Ca3SiO, a chemical compound discovered by researchers, is a direct transition semiconductor, making it a potentially bright infrared LED and infrared detector component. This semiconductor compound, made up of calcium, silicon, and oxygen is inexpensive and non-toxic. Today’s infrared semiconductors contain toxic chemical elements like cadmium and tellurium. Ca3SiO could be used to create cheaper and safer near-infrared semiconductors.
Many applications have used infrared wavelengths, including optical fiber communications, photovoltaic power generation, and night vision devices. Toxic chemical compounds are present in existing semiconductors capable of emitting infrared radiation (i.e., direct transition semiconductors). Creating high-performance infrared devices with a non-toxic, direct transition semiconductor compound with an infrared bandgap is preferable.

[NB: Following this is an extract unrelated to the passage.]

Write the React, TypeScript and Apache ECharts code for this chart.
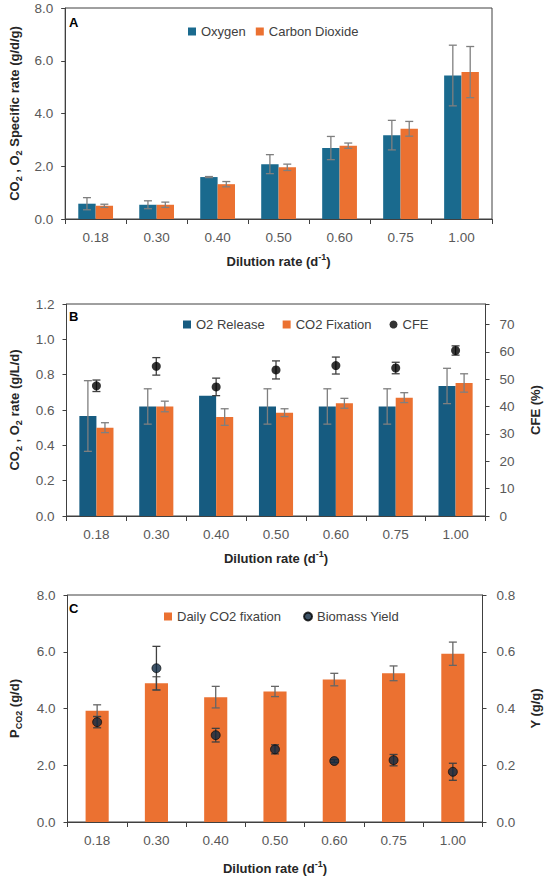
import React, { useEffect, useRef } from "react";
import * as echarts from "echarts";

// ---------- data ----------
const categories = ["0.18", "0.30", "0.40", "0.50", "0.60", "0.75", "1.00"];

// Panel A: specific rates (g/d/g)
const oxygenA = [0.58, 0.54, 1.59, 2.08, 2.69, 3.18, 5.44];
const oxygenAErr = [0.23, 0.15, 0.02, 0.36, 0.44, 0.56, 1.15];
const co2A = [0.5, 0.54, 1.32, 1.96, 2.78, 3.42, 5.57];
const co2AErr = [0.06, 0.1, 0.1, 0.12, 0.1, 0.28, 0.97];

// Panel B: volumetric rates (g/L/d) and CFE (%)
const o2Release = [0.566, 0.62, 0.68, 0.62, 0.62, 0.62, 0.736];
const o2ReleaseErr = [0.2, 0.1, 0, 0.1, 0.1, 0.1, 0.1];
const co2Fixation = [0.5, 0.62, 0.56, 0.585, 0.638, 0.67, 0.753];
const co2FixationErr = [0.028, 0.03, 0.047, 0.022, 0.028, 0.028, 0.052];
const cfe = [47.6, 54.7, 47.2, 53.4, 55.0, 54.1, 60.5];
const cfeErr = [2.1, 3.2, 3.2, 3.3, 3.1, 2.1, 1.7];

// Panel C: daily CO2 fixation (g/d) and biomass yield (g/g)
const dailyCo2 = [3.92, 4.89, 4.4, 4.6, 5.02, 5.24, 5.93];
const dailyCo2Err = [0.21, 0.23, 0.38, 0.18, 0.22, 0.26, 0.41];
const biomassYield = [0.352, 0.542, 0.306, 0.256, 0.215, 0.218, 0.177];
const biomassYieldErr = [0.02, 0.077, 0.024, 0.016, 0.005, 0.02, 0.03];

// ---------- styling ----------
const FONT = "'Liberation Sans', Arial, 'DejaVu Sans', sans-serif";
const BLUE_A = "#1A6A8E";
const BLUE_B = "#165B80";
const ORANGE = "#EB7131";
const AXIS = "#404040";
const LABEL = "#595959";
const TITLE = "#262626";

const rich = {
  b: { fontSize: 13, fontWeight: "bold", color: TITLE, fontFamily: FONT, lineHeight: 18, verticalAlign: "middle" },
  s: { fontSize: 9, fontWeight: "bold", color: TITLE, fontFamily: FONT, lineHeight: 9, verticalAlign: "bottom" },
  sup: { fontSize: 9, fontWeight: "bold", color: TITLE, fontFamily: FONT, lineHeight: 9, verticalAlign: "top" },
};

const X_NAME = "{b|Dilution rate (d}{sup|-1}{b|)}";

function xAxisFor(gridIndex: number, nameGap: number) {
  return {
    type: "category",
    gridIndex,
    data: categories,
    name: X_NAME,
    nameLocation: "middle",
    nameGap,
    nameTextStyle: { rich },
    axisLine: { lineStyle: { color: AXIS, width: 1 } },
    axisTick: { show: true, length: 5, lineStyle: { color: AXIS } },
    axisLabel: { fontSize: 13.5, color: LABEL, margin: 11, fontFamily: FONT },
    splitLine: { show: false },
  };
}

function yAxisFor(
  gridIndex: number,
  min: number,
  max: number,
  interval: number,
  name: string,
  nameGap: number,
  position: "left" | "right",
  fmt: (v: number) => string
) {
  return {
    type: "value",
    gridIndex,
    min,
    max,
    interval,
    position,
    name,
    nameLocation: "middle",
    nameGap,
    nameRotate: 90,
    nameTextStyle: { rich },
    axisLine: { show: true, lineStyle: { color: AXIS, width: 1 } },
    axisTick: { show: true, length: 4, lineStyle: { color: AXIS } },
    axisLabel: { fontSize: 13.5, color: LABEL, margin: position === "left" ? 12 : 14, formatter: fmt, fontFamily: FONT },
    splitLine: { show: false },
  };
}

function errorSeries(
  xAxisIndex: number,
  yAxisIndex: number,
  values: number[],
  errs: number[],
  offset: number,
  color: string,
  z: number
) {
  return {
    type: "custom",
    xAxisIndex,
    yAxisIndex,
    z,
    silent: true,
    data: values.map((v, i) => [i, v, errs[i]]),
    encode: { x: 0, y: 1 },
    renderItem: (_params: any, api: any) => {
      const i = api.value(0);
      const v = api.value(1);
      const e = api.value(2);
      if (!(e > 0)) return { type: "group", children: [] };
      const band = api.size([1, 0])[0];
      const x = api.coord([i, v])[0] + offset * band;
      const yT = api.coord([i, v + e])[1];
      const yB = api.coord([i, v - e])[1];
      const cap = 4;
      const style = { stroke: color, lineWidth: 1.3 };
      return {
        type: "group",
        children: [
          { type: "line", shape: { x1: x, y1: yT, x2: x, y2: yB }, style },
          { type: "line", shape: { x1: x - cap, y1: yT, x2: x + cap, y2: yT }, style },
          { type: "line", shape: { x1: x - cap, y1: yB, x2: x + cap, y2: yB }, style },
        ],
      };
    },
  };
}

const fmt1 = (v: number) => v.toFixed(1);
const fmtInt10 = (v: number) => (Math.abs(v % 10) < 1e-6 ? String(Math.round(v)) : "");

const legendText = { fontSize: 13, color: "#404040", fontFamily: FONT };

export default function App() {
  const ref = useRef<HTMLDivElement>(null);

  useEffect(() => {
    if (!ref.current) return;
    const chart = echarts.init(ref.current, undefined, { renderer: "svg" });
    const barOffset = 0.1425;

    const option: any = {
      animation: false,
      textStyle: { fontFamily: FONT },
      grid: [
        { left: 61, top: 8, width: 431, height: 211, show: true, borderColor: AXIS, borderWidth: 1 },
        { left: 61, top: 304, width: 431, height: 212, show: true, borderColor: AXIS, borderWidth: 1 },
        { left: 63, top: 595, width: 431, height: 227, show: true, borderColor: AXIS, borderWidth: 1 },
      ],
      xAxis: [xAxisFor(0, 33), xAxisFor(1, 33), xAxisFor(2, 37)],
      yAxis: [
        yAxisFor(0, 0, 8, 2, "{b|CO}{s|2}{b| , O}{s|2}{b| Specific rate (g/d/g)}", 41, "left", fmt1),
        yAxisFor(1, 0, 1.2, 0.2, "{b|CO}{s|2}{b| , O}{s|2}{b| rate (g/L/d)}", 43, "left", fmt1),
        yAxisFor(1, 0, 77.5, 10, "{b|CFE (%)}", 41, "right", fmtInt10),
        yAxisFor(2, 0, 8, 2, "{b|P}{s|CO2}{b| (g/d)}", 44, "left", fmt1),
        yAxisFor(2, 0, 0.8, 0.2, "{b|Y (g/g)}", 44, "right", fmt1),
      ],
      legend: [
        {
          data: [
            { name: "Oxygen", icon: "rect" },
            { name: "Carbon Dioxide", icon: "rect" },
          ],
          left: 183,
          top: 20,
          itemWidth: 8,
          itemHeight: 8,
          itemGap: 10,
          textStyle: legendText,
          selectedMode: false,
        },
        {
          data: [
            { name: "O2 Release", icon: "rect" },
            { name: "CO2 Fixation", icon: "rect" },
            { name: "CFE", icon: "circle" },
          ],
          left: 178,
          top: 313,
          itemWidth: 8,
          itemHeight: 8,
          itemGap: 18,
          textStyle: legendText,
          selectedMode: false,
        },
        {
          data: [
            { name: "Daily CO2 fixation", icon: "rect" },
            { name: "Biomass Yield", icon: "circle" },
          ],
          left: 159,
          top: 605,
          itemWidth: 8,
          itemHeight: 8,
          itemGap: 22,
          textStyle: legendText,
          selectedMode: false,
        },
      ],
      graphic: [
        { type: "text", left: 69, top: 16, style: { text: "A", font: `bold 13px ${FONT}`, fill: "#000" } },
        { type: "text", left: 69, top: 310, style: { text: "B", font: `bold 13px ${FONT}`, fill: "#000" } },
        { type: "text", left: 69, top: 602, style: { text: "C", font: `bold 13px ${FONT}`, fill: "#000" } },
      ],
      series: [
        // Panel A
        {
          name: "Oxygen",
          type: "bar",
          xAxisIndex: 0,
          yAxisIndex: 0,
          data: oxygenA,
          itemStyle: { color: BLUE_A },
          barGap: "0%",
          barCategoryGap: "43%",
        },
        {
          name: "Carbon Dioxide",
          type: "bar",
          xAxisIndex: 0,
          yAxisIndex: 0,
          data: co2A,
          itemStyle: { color: ORANGE },
          barGap: "0%",
          barCategoryGap: "43%",
        },
        errorSeries(0, 0, oxygenA, oxygenAErr, -barOffset, "#7F7F7F", 5),
        errorSeries(0, 0, co2A, co2AErr, barOffset, "#7F7F7F", 5),
        // Panel B
        {
          name: "O2 Release",
          type: "bar",
          xAxisIndex: 1,
          yAxisIndex: 1,
          data: o2Release,
          itemStyle: { color: BLUE_B },
          barGap: "0%",
          barCategoryGap: "43%",
        },
        {
          name: "CO2 Fixation",
          type: "bar",
          xAxisIndex: 1,
          yAxisIndex: 1,
          data: co2Fixation,
          itemStyle: { color: ORANGE },
          barGap: "0%",
          barCategoryGap: "43%",
        },
        errorSeries(1, 1, o2Release, o2ReleaseErr, -barOffset, "#7F7F7F", 5),
        errorSeries(1, 1, co2Fixation, co2FixationErr, barOffset, "#7F7F7F", 5),
        errorSeries(1, 2, cfe, cfeErr, 0, "#404040", 6),
        {
          name: "CFE",
          type: "scatter",
          xAxisIndex: 1,
          yAxisIndex: 2,
          data: cfe,
          symbol: "circle",
          symbolSize: 9,
          itemStyle: { color: "#000000" },
          z: 7,
        },
        // Panel C
        {
          name: "Daily CO2 fixation",
          type: "bar",
          xAxisIndex: 2,
          yAxisIndex: 3,
          data: dailyCo2,
          itemStyle: { color: ORANGE },
          barWidth: "39%",
        },
        errorSeries(2, 3, dailyCo2, dailyCo2Err, 0, "#666666", 5),
        errorSeries(2, 4, biomassYield, biomassYieldErr, 0, "#404040", 6),
        {
          name: "Biomass Yield",
          type: "scatter",
          xAxisIndex: 2,
          yAxisIndex: 4,
          data: biomassYield,
          symbol: "circle",
          symbolSize: 9,
          itemStyle: { color: "#0E2841", borderColor: "#000000", borderWidth: 0.8 },
          z: 7,
        },
      ],
    };

    chart.setOption(option);
    return () => chart.dispose();
  }, []);

  return (
    <div
      ref={ref}
      style={{ position: "absolute", left: 0, top: 0, width: 550, height: 877, background: "#fff" }}
    />
  );
}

Materials’ semiconductive properties, such as the energy band gap, have traditionally been controlled by combining two chemical elements on the left and right sides of group IV elements, such as III and V or II and VI. This conventional strategy, which uses heavier elements to narrow the energy band gap, has resulted in the development of direct transition semiconductors containing toxic elements like mercury cadmium telluride and gallium arsenide.
The researchers intend to create high-intensity infrared LEDs and highly sensitive infrared detectors by synthesizing these compounds as large single crystals, developing thin film growth processes, controlling their physical properties via doping, and transforming them into solid solutions.